By GRANT BROOKES, in Melbourne
20,000 striking teachers marched to the Victorian state parliament in Melbourne on September 5. Outside the capital, 20,000 more stopped work in regional centres. It was the biggest teachers strike in Victoria’s history.
They were protesting over very similar issues facing teachers and support staff in Aotearoa, including a below-inflation pay offer and “performance pay”, based on scores from “national standards” testing. Their action shows how to respond.
For the first time, teachers from Victoria’s independent and private schools took action alongside their public sector colleagues. This was in defiance of a ruling which said the strike by the Independent Education Union members might be illegal.
Another first was united action by all of the public school staff in the Australian Education Union (AEU) – teachers, principals and education support staff, together.
Previously, the support staff had been disadvantaged (as they are in New Zealand) under an employment agreement that’s separate from the agreement for the stronger teacher group. But the AEU is now bargaining for a single agreement to cover everyone employed in public schools.
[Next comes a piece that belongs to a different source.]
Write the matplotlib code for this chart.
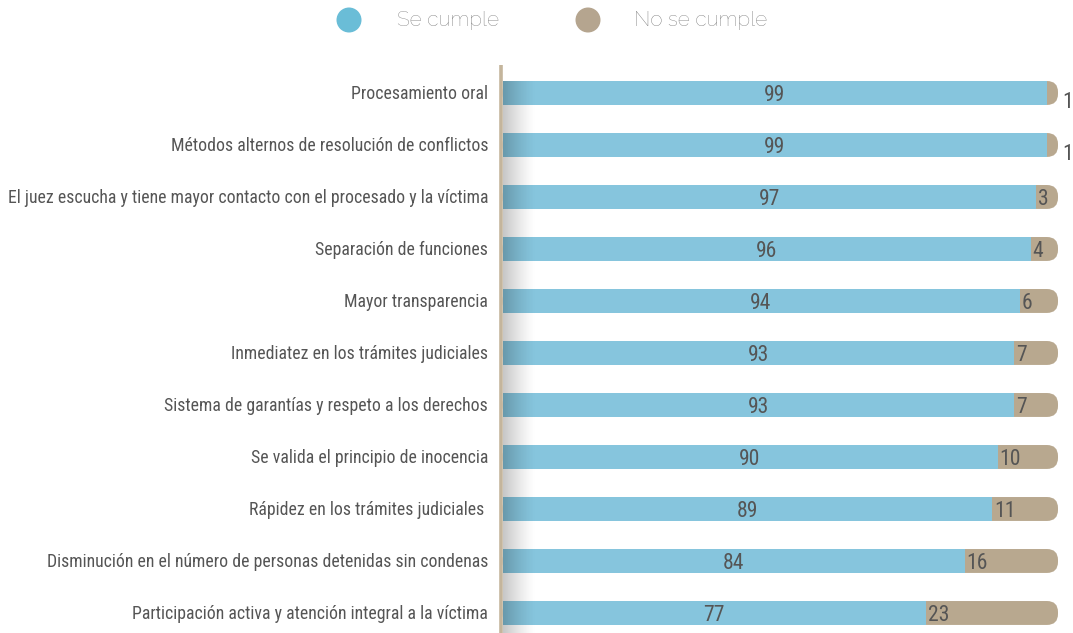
import matplotlib
matplotlib.use("Agg")
import matplotlib.pyplot as plt
import numpy as np
from matplotlib.patches import FancyBboxPatch, Circle
from matplotlib import font_manager

categories = [
    "Procesamiento oral",
    "Métodos alternos de resolución de conflictos",
    "El juez escucha y tiene mayor contacto con el procesado y la víctima",
    "Separación de funciones",
    "Mayor transparencia",
    "Inmediatez en los trámites judiciales",
    "Sistema de garantías y respeto a los derechos",
    "Se valida el principio de inocencia",
    "Rápidez en los trámites judiciales ",
    "Disminución en el número de personas detenidas sin condenas",
    "Participación activa y atención integral a la víctima",
]
se_cumple = [99, 99, 97, 96, 94, 93, 93, 90, 89, 84, 77]
no_se_cumple = [1, 1, 3, 4, 6, 7, 7, 10, 11, 16, 23]
legend_labels = ["Se cumple", "No se cumple"]

BLUE = "#86c5dd"
TAN = "#b8a88f"
LEG_BLUE = "#6abdd7"
LEG_TAN = "#b5a58f"
TXT = "#555555"

fl = font_manager.fontManager.ttflist
names = {f.name for f in fl}
def pick(cands):
    for c in cands:
        if c in names:
            return c
    return "DejaVu Sans"
cond = pick(["Roboto Condensed", "Barlow Semi Condensed", "Barlow Condensed", "Archivo Narrow"])
leg_font = pick(["Raleway", "Lato", "DejaVu Sans"])
leg_weights = sorted({f.weight for f in fl if f.name == leg_font and isinstance(f.weight, int)})
leg_w = 400 if 400 in leg_weights else (leg_weights[-1] if leg_weights else "normal")

W, H = 1073, 633
fig = plt.figure(figsize=(W / 100, H / 100), dpi=100)
ax_left_px, ax_right_px = 502.5, 1052.5
ax_top_px, ax_bot_px = 65, 633
ax = fig.add_axes([ax_left_px / W, 1 - ax_bot_px / H,
                   (ax_right_px - ax_left_px) / W, (ax_bot_px - ax_top_px) / H])
n = len(categories)
y = np.arange(n)
ylim = (n - 1 + 0.385, -0.538)
ax.axis("off")

bar_h = 0.46
px_x = 100 / (ax_right_px - ax_left_px)
px_y = (ylim[0] - ylim[1]) / (ax_bot_px - ax_top_px)
cap = 1.0
r = 2.0
for i in range(n):
    tot = se_cumple[i] + no_se_cumple[i]
    ax.add_patch(FancyBboxPatch((0, y[i] - bar_h / 2), tot + cap, bar_h,
                                boxstyle=f"round,pad=0,rounding_size={r}",
                                mutation_aspect=px_y / px_x,
                                facecolor=TAN, edgecolor="none", zorder=2, clip_on=False))
ax.barh(y, se_cumple, height=bar_h, color=BLUE, zorder=3)

grad = np.zeros((2, 256, 4))
grad[..., 3] = np.linspace(0.32, 0.0, 256) ** 1.3
ax.imshow(grad, extent=(0, 6, ylim[0], -bar_h / 2), aspect="auto",
          zorder=4, interpolation="bilinear")
ax.set_xlim(0, 100)
ax.set_ylim(*ylim)

ax.plot([-0.35, -0.35], [ylim[0], ylim[1]], color="#c4b59c", lw=2.6,
        zorder=5, clip_on=False, solid_capstyle="butt")

renderer = fig.canvas.get_renderer()
t = fig.text(0, 0, categories[2], fontsize=10, family=cond)
w10 = t.get_window_extent(renderer).width
t.remove()
cat_fs = 10 * 476 / w10
num_fs = cat_fs * 1.22

for i in range(n):
    ax.text(se_cumple[i] / 2, y[i] + 0.05, str(se_cumple[i]), ha="center", va="center",
            fontsize=num_fs, color=TXT, family=cond, zorder=6)
    if no_se_cumple[i] <= 1:
        ax.text(se_cumple[i] + no_se_cumple[i] + cap + 0.7, y[i] + 0.18, str(no_se_cumple[i]),
                ha="left", va="center", fontsize=num_fs, color=TXT, family=cond,
                zorder=6, clip_on=False)
    else:
        ax.text(se_cumple[i] + 0.4, y[i] + 0.05, str(no_se_cumple[i]), ha="left", va="center",
                fontsize=num_fs, color=TXT, family=cond, zorder=6, clip_on=False)
    ax.text(-2.6, y[i] + 0.02, categories[i], ha="right", va="center", fontsize=cat_fs,
            color=TXT, family=cond, clip_on=False)

lax = fig.add_axes([0, 0, 1, 1], zorder=10)
lax.set_xlim(0, W)
lax.set_ylim(H, 0)
lax.axis("off")
lax.patch.set_alpha(0)
lax.add_patch(Circle((349, 20), 12.5, facecolor=LEG_BLUE, edgecolor="none"))
lax.add_patch(Circle((588, 20), 12.5, facecolor=LEG_TAN, edgecolor="none"))
lax.text(397, 21, legend_labels[0], ha="left", va="center",
         fontsize=15, color="#727272", family=leg_font, fontweight=leg_w)
lax.text(634, 21, legend_labels[1], ha="left", va="center",
         fontsize=15, color="#727272", family=leg_font, fontweight=leg_w)

fig.savefig("out.png", dpi=100)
The rally at parliament was also supported by nurses, public servants and striking workers from the Grocon construction site, who had been attacked by mounted police and pepper sprayed the week before.
State premier Ted Baillieu had promised during his 2010 election campaign that Victorian teachers would go from being the lowest paid in Australia to “the highest paid in the nation” under his Liberal-National coalition government.
But his real agenda was spelled out in a “vision paper”, provocatively released in June, in the middle of bargaining. The vision paper called for performance pay, cutting teacher numbers by 5 percent, forcing them to work during school holidays, differential pay based on subjects taught, and recruiting managers from outside the teaching profession to be school principals.
His government has also offered teachers a measly 2.5 percent pay increase, while teachers on the top pay step in West Australia and New South Wales are 8.9 percent ahead.
At the same time, Baillieu is making unprecedented $300 million cuts to TAFE (polytech) funding. 80 percent of courses will be affected, and 2,000 staff (who are also covered by the AEU) will lose their jobs.
Labour saviours?
School teachers are also under attack in other Australian states where recent elections have brought Liberal-National coalition governments to power. This had made it easier for Labor-aligned leaders of the AEU to claim that the Labor Party is on the teachers’ side.
Two days before the strike, Labor prime minister Julia Gillard had announced the federal government’s response to a report on the future of education from business leader David Gonski.
Amongst other things, the Gonski Report had recommended an extra $5 billion in annual education funding. Gillard backed this call, but added that it wouldn’t be implemented until 2020 – a time-frame which casts doubt on whether it will actually be carried out.
Despite this, AEU federal president Angelo Gavrielatos heaped praise on Gillard at a mass meeting before the march, held in the huge Rod Laver Arena (home of the Australian Tennis Open). He led chants of “I give a Gonski!”
What wasn’t mentioned by AEU leaders is that Gillard’s announcement also gave much stronger assurances that private schools would receive additional public funding from Labor, entrenching the inequality in the education system.
The system of national testing in literacy and maths, which is used to rank schools and teacher performance, was also introduced by the federal Labor government. And as Will Marshall, a teacher from Footscray City College, pointed out at the meeting: “The Gillard government also puts forward performance pay”.
A member of the Teachers and ES Alliance, a grouping of socialists and leftists within the union, was cheered when she said, “This is our opportunity to say to Baillieu – and also to Gillard, who said that the Gonski Review funding is dependent on us agreeing to data collection and league tables – we need to say, no, enough.”
The Teachers and ES Alliance also put up two resolutions at the meeting. One called for the AEU to bargain for all of the claims which members had voted for at the outset, and not trade off valuable conditions and educational goals like smaller class sizes in exchange for a pay rise. The other called for another one-day strike this year, to strengthen the campaign.
These were attacked by AEU leaders as “grandstanding”, “feel good” motions which were “unrealistic”. When the vote came, both resolutions were lost.
The AEU leaders also ignored calls to unite the campaign for teachers and support staff with the campaign against the TAFE cuts, despite strong sympathy at the meeting for their higher education colleagues. A rally to save TAFEs was held the very next day, but it was much smaller and less powerful without the involvement of the school teachers.
However the mass meeting on September 5 did vote for a resolution, moved by the leadership, on escalating action. This includes rolling regional stoppages with rallies outside Coalition politicians’ offices in term 4, bans on reporting student achievement data to the education department and bans on replying to emails from the department.
If the dispute is not resolved by the start of the 2013 school year, teachers also voted to work no more than 38 hours a week and take another one-day strike on 14 February.